Read Part 1, Rebecca Loewen’s, story here.

Our story is not outstanding in the way that some testimonies are. Because we were relatively “normal” we allowed ourselves to believe the lie of spiritual safety in numbers. If we looked like everyone else, then we must be okay. God has shown us, by His great faithfulness, that our actions were truly taking us about as far away from Him as possible. With each choice we made for ourselves, it was also a choice to say no to Jesus, and the effect was our own destruction.

I am broken and foolish, convinced of my own ability and proud of what I can do on my own. I grew up in a home filled with love and laughter. My parents are people who lived out their faith daily. Their wholehearted following of Christ meant that my childhood was different; Jesus was presented as the core of the Gospel, and I always knew that no matter what if I chose Him, I would be forgiven. I decided to follow Christ at a very young age and was baptized when I was 11. I was homeschooled, the oldest of 6, had several dozen different foster siblings and finally adopted my youngest brother and sister when I was 12. As I grew older, God became a feather in my cap. I twisted that knowledge of the Gospel into a backup plan; someday, no matter what, God will take me back. But right now, I’m choosing to do what I want. I knew who He said He was, I knew the Bible stories, I could win those silly races to be the first to open my bible to a verse.
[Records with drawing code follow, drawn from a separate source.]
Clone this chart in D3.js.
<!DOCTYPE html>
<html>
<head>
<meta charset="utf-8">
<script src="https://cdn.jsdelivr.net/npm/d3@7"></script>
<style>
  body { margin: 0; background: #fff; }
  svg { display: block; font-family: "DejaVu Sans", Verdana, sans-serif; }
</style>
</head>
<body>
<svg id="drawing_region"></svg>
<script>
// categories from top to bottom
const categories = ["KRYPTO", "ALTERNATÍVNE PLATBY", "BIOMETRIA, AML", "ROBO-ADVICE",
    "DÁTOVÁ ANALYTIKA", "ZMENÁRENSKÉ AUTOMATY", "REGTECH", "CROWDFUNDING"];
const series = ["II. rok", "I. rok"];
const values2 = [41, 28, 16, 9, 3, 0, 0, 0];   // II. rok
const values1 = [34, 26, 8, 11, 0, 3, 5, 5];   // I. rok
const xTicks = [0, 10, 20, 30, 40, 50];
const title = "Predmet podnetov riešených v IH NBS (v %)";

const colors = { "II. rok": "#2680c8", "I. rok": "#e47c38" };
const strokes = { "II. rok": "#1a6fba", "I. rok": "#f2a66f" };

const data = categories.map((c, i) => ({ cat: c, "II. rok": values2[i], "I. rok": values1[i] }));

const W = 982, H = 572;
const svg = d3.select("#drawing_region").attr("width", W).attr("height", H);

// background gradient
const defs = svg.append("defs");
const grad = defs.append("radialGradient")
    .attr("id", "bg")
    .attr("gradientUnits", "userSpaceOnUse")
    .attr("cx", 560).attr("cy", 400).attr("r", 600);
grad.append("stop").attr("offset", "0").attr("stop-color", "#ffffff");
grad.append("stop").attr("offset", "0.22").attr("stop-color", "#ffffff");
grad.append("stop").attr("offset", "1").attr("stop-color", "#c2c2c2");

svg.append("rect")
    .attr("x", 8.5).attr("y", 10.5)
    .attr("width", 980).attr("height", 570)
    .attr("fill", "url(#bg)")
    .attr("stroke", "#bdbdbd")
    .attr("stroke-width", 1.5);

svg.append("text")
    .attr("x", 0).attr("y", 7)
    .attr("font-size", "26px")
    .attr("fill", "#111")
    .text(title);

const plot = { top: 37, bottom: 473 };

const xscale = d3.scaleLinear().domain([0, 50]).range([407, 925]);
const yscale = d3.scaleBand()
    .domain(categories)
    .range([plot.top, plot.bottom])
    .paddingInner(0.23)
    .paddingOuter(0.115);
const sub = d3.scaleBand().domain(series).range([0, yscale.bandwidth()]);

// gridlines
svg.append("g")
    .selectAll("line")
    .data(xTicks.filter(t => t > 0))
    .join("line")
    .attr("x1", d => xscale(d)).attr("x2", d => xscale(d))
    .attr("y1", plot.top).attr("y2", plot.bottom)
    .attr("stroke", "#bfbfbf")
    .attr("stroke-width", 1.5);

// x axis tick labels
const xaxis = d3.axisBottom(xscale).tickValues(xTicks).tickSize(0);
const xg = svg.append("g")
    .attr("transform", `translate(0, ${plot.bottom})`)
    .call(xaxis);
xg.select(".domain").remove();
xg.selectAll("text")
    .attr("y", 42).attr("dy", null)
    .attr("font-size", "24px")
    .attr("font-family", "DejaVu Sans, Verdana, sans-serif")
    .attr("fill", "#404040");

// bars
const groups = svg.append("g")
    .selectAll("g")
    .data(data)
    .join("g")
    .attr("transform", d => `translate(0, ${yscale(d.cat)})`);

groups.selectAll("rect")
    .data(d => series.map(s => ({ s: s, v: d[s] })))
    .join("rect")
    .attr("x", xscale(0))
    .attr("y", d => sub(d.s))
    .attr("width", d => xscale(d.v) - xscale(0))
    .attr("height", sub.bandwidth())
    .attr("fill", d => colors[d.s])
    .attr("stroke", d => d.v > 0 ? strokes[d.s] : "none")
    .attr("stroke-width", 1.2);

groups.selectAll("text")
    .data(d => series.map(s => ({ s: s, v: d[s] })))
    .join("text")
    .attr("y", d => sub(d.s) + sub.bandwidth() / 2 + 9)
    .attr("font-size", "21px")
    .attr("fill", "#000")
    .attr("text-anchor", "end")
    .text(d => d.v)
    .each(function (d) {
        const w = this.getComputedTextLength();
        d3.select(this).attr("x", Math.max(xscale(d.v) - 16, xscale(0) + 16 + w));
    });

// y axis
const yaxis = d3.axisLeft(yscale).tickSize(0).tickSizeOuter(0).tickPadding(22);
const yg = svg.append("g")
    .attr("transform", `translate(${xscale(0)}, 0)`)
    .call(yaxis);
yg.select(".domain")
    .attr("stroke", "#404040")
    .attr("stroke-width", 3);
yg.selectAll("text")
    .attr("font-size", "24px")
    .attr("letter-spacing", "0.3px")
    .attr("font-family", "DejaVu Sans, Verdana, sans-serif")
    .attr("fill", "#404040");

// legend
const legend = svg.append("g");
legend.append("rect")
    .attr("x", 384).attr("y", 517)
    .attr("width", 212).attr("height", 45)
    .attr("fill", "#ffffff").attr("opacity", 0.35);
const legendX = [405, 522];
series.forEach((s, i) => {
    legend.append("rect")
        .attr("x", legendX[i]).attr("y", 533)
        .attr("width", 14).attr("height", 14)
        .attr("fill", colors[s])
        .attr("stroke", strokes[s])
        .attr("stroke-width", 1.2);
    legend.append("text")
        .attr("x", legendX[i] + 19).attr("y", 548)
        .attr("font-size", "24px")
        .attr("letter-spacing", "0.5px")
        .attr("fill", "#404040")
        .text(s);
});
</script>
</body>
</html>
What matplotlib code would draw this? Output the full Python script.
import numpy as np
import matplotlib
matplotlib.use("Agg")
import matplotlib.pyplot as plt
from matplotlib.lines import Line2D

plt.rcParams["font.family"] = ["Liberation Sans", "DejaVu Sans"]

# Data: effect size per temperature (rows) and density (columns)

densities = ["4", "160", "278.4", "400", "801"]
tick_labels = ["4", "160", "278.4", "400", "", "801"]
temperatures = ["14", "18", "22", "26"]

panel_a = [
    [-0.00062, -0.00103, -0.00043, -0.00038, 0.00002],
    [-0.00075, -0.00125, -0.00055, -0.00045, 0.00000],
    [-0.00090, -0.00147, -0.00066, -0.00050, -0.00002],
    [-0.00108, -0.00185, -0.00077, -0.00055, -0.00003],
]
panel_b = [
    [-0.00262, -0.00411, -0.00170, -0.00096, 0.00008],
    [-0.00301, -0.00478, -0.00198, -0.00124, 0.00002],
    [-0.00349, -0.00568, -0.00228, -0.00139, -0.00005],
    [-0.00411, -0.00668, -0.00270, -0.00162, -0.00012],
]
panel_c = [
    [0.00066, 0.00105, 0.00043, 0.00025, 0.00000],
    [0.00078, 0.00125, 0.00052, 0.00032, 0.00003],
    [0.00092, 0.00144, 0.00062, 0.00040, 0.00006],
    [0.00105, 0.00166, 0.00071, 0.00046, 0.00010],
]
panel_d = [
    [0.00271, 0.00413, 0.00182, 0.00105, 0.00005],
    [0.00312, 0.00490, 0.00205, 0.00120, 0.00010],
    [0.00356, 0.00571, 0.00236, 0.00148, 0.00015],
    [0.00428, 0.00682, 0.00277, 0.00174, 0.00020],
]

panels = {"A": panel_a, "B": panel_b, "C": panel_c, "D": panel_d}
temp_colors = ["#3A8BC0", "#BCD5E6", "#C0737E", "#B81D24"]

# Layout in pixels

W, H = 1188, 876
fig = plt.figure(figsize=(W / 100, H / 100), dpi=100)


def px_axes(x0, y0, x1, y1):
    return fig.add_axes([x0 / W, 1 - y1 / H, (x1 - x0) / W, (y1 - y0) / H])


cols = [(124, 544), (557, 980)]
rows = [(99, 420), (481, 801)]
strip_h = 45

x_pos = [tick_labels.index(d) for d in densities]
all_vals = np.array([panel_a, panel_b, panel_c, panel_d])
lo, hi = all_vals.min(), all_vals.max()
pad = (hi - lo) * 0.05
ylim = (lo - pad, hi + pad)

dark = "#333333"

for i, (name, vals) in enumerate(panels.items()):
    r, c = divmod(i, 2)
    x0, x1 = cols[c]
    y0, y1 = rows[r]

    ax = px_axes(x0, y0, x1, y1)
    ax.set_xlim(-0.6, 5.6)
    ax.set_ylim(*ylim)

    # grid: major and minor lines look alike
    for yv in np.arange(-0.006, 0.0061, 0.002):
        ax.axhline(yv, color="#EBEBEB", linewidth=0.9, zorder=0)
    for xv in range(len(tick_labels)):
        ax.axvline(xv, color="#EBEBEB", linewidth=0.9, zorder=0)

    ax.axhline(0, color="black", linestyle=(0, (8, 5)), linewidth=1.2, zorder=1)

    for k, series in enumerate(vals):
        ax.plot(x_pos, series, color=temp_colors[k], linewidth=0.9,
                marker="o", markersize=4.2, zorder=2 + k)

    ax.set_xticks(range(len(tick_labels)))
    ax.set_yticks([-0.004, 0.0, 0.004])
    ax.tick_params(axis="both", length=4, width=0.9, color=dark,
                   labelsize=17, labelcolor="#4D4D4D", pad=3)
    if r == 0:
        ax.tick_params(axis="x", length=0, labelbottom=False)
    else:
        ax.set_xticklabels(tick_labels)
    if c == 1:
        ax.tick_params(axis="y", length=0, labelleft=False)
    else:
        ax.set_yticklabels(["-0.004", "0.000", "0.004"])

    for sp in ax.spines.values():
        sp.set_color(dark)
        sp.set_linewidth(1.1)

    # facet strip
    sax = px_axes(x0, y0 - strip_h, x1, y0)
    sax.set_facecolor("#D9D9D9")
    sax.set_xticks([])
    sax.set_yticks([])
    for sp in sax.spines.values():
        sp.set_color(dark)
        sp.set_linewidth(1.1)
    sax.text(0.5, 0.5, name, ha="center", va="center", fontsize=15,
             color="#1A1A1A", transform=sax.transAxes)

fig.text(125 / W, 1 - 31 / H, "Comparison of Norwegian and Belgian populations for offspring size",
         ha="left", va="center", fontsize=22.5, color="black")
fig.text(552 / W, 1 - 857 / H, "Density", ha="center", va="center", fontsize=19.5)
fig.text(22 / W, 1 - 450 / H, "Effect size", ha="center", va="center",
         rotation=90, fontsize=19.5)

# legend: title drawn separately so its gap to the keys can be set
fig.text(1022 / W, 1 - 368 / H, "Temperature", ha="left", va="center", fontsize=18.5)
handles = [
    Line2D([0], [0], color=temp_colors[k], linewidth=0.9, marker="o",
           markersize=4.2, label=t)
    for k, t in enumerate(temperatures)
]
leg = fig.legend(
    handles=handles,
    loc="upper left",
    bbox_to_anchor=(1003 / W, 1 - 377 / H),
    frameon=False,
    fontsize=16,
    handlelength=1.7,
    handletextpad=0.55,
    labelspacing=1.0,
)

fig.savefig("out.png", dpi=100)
I became adept at putting on a mask, giving in to the idea that I was the one who knew what I needed; for my parents, I was the oldest, responsible, and I had the answers to their questions about whether I was practicing their faith. All the while I was finding ways to make decisions that I wanted to make because they made me feel like I was in control.

I graduated high school with no desire to attend college classes, and despite enrolling to appease my parents, I was quickly expelled because of my (lacking) attendance. I blamed my boss for working 60 hours a week, I blamed my friends for introducing me to pornography, I blamed my girlfriends for coercing me into promiscuity, and I blamed my parents for my growing alcoholism and out of control spending. Taking control back from my spiraling choices meant a change of scenery and I moved to Tulsa in 2005 for a “fresh start”. However, not only did my choices not change but they continued to snowball; lying, sexual sin, drunkenness were all pillars of who I really was. All the while continuing to pretend to anyone who would listen that I was still the man that went to church, and I knew who God was. Mark 7:21-23 “For it is from within, out of person’s heart, that evil thoughts come – sexual immorality, theft, murder, adultery, greed, malice, deceit, lewdness, envy, slander, arrogance and folly. All these evils come from inside and defile a person.” Jesus spoke those words to the disciples, and they pierce my heart now, knowing the truth that my sin originates in me. At the time, however, I was happy to blame everyone else for my choices. Assigning blame to “Satan” gave me back the control over my good choices and a way to excuse my choices to give in to sin. When I met my wife in 2007 I was still pretending to be a Christian; I was choosing to go to church, serve at Young Life, take kids on retreats in the summers, worship at my parents’ home church occasionally but all without ever involving my heart.